Look, as a macro-economist I'm not going to comment on the micro-economic cost benefit analysis and how you best pick infrastructure projects. That's certainly a view that a lot of people have put and there are mechanisms, you know, Infrastructure Australia, and there are mechanisms for working out what are the good things.

I think one of the hard things is if you take cost benefit analysis really seriously, it's very hard to model how business opportunities change. It's not just, ‘Oh, well, you know. You put an airport here and people don't need to drive to the airport over there.' It's like, well, if you put an airport over here suddenly a whole new industry of exporters starts air freighting food to China. That's a real example. So you have a whole new industry and it's very hard to get at that. You can't really predict how businesses are going to take opportunities to create whole new business opportunities as a consequence of that infrastructure. So it's a hard problem because of that unknowable.

Businesses take decisions under uncertainty all the time, but if you get too mechanical about it, you may miss things that actually turn out to be really good, but are just the benefits are very diffuse, or the benefits are reaped by whole new industries that aren't there yet. So I think that's important. But I agree that it is important to think carefully about what infrastructure you're putting in and what the cost benefit analysis of that is. And that also means being open eyed about where the productivity benefits will come from and recognising that we are in many respects an urban economy, and thinking about that.

Facilitator

I think we had, I know one … Time for one last question. One at the back.

Male

You mentioned earlier about increased dependency of part-time workers. The IMF made a similar observation, they said that was contributing to depressed inflation rates through this whole labour share problem as well[unclear 00:14:09]. Does the Reserve Bank have a position on how that can be addressed if that's true it directly affects the consumption, if consumption's about 60% of the economy?

Luci Ellis

Okay, so the question in case it didn't come out on the recording, was whether the increasing share of part-time work and employment is holding down wage growth and thus consumer price inflation. I don't think that we think that the increasing share of part-time work per se is weighing on wage growth directly. That's been a long-term trend over many decades and additionally there's just a normal pattern when the labour market is slow, full-time employment falls, part-time employment holds up. And it's not because people are being sacked, it's because just the flow from people who currently have a part-time job getting a full-time job slows down at the same time as people continue to retire, and so there seems to be a normal mechanism there.

And that's what we saw last year. And then, as the employment growth picked up and this year, almost all of the growth in employment has been full-time and it's been extremely strong. So in a cyclical sense, over this year that probably isn't the case. But you're absolutely right. The wage price index came out today and it was still pretty low. Wage growth has been low for a while and I think as we said in the Statement on Monetary Policy, it's one of the central questions about when is inflation going to pick up? Is when is wages growth going to pick up and how much that's going to flow through?

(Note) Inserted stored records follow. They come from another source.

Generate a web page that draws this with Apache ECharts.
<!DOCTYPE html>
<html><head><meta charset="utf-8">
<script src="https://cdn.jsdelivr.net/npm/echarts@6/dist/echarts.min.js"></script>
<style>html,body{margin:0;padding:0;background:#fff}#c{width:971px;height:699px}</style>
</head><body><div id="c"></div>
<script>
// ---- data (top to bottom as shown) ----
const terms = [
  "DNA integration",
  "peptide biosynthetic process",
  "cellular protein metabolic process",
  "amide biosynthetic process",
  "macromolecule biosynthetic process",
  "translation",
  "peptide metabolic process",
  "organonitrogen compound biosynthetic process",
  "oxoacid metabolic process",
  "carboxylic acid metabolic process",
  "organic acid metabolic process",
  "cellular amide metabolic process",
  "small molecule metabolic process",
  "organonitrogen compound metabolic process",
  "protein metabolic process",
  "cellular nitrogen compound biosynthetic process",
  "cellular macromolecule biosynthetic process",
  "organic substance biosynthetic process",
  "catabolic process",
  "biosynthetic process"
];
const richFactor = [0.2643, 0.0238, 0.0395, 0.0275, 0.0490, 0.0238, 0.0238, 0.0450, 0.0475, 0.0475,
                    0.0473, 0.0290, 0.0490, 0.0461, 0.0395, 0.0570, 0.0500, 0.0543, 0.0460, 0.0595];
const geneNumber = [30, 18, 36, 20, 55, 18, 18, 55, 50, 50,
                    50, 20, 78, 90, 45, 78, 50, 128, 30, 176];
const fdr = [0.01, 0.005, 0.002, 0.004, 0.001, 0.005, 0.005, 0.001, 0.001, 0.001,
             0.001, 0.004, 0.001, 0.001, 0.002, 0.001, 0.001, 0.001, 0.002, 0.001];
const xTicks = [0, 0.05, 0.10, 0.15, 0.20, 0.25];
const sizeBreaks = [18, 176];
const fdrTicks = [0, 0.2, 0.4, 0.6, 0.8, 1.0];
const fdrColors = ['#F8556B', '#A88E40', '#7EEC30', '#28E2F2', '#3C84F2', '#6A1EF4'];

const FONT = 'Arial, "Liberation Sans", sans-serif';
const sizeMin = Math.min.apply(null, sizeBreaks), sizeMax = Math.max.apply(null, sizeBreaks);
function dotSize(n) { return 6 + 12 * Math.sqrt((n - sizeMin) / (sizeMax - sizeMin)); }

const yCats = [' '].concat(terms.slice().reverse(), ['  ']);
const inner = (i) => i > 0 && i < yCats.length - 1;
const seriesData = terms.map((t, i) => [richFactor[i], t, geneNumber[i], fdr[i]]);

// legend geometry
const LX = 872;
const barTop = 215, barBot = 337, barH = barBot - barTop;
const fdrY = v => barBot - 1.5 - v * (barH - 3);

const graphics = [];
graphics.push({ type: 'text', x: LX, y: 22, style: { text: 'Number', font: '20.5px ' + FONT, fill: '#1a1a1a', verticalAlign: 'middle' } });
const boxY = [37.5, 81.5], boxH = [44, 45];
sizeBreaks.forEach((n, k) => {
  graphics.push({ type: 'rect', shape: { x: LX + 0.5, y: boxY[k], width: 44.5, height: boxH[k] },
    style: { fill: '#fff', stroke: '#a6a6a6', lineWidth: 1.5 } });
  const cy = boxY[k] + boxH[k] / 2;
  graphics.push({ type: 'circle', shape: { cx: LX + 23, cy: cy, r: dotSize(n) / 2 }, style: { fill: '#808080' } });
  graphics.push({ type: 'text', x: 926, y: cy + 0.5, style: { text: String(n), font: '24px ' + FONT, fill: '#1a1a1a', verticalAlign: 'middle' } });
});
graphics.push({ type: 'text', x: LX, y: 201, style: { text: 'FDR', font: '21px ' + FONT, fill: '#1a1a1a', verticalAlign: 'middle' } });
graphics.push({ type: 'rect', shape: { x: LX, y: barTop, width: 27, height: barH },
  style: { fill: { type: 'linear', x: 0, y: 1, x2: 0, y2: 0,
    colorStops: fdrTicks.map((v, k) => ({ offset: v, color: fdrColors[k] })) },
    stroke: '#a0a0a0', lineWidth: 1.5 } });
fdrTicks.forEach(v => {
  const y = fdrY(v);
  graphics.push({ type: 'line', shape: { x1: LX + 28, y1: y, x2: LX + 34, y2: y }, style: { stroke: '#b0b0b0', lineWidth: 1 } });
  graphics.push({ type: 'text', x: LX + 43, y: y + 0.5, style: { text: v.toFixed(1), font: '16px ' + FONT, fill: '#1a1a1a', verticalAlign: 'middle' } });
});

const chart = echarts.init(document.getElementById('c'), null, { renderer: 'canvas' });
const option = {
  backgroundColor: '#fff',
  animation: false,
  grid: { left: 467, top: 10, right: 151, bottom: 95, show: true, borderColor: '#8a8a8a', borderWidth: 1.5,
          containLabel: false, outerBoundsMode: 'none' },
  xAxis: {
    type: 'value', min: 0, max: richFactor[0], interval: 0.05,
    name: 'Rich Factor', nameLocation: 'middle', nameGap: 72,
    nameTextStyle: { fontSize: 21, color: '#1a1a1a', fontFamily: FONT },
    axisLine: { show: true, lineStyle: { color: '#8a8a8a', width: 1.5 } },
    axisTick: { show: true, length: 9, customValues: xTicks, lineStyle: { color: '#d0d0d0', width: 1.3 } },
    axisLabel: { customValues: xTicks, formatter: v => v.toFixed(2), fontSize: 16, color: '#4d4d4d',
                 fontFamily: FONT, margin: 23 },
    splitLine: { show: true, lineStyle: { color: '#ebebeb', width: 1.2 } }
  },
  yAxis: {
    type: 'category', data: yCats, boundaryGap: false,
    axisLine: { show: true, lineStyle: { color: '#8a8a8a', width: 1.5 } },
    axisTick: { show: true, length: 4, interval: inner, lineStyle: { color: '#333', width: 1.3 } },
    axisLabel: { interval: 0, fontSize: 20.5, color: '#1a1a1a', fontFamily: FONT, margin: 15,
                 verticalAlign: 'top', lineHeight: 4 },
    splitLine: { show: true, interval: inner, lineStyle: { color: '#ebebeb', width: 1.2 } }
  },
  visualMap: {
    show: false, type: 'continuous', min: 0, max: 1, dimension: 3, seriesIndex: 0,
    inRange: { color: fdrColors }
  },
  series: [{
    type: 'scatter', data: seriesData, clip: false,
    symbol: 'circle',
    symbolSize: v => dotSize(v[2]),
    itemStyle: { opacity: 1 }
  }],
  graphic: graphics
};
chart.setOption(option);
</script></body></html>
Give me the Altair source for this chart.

I think it's not so much the part-time growth itself, but it's more that as labour demand picks up there are plenty of people who are willing to work more hours and so the hours margin is where part of that extra labour demand is met rather than through employing more people, and that seems to have a different dynamic in terms of wage growth. So it's not necessarily holding down wage growth as such, but it just means that as labour demand picks up, the effect on wages is less. That's our current thinking on that.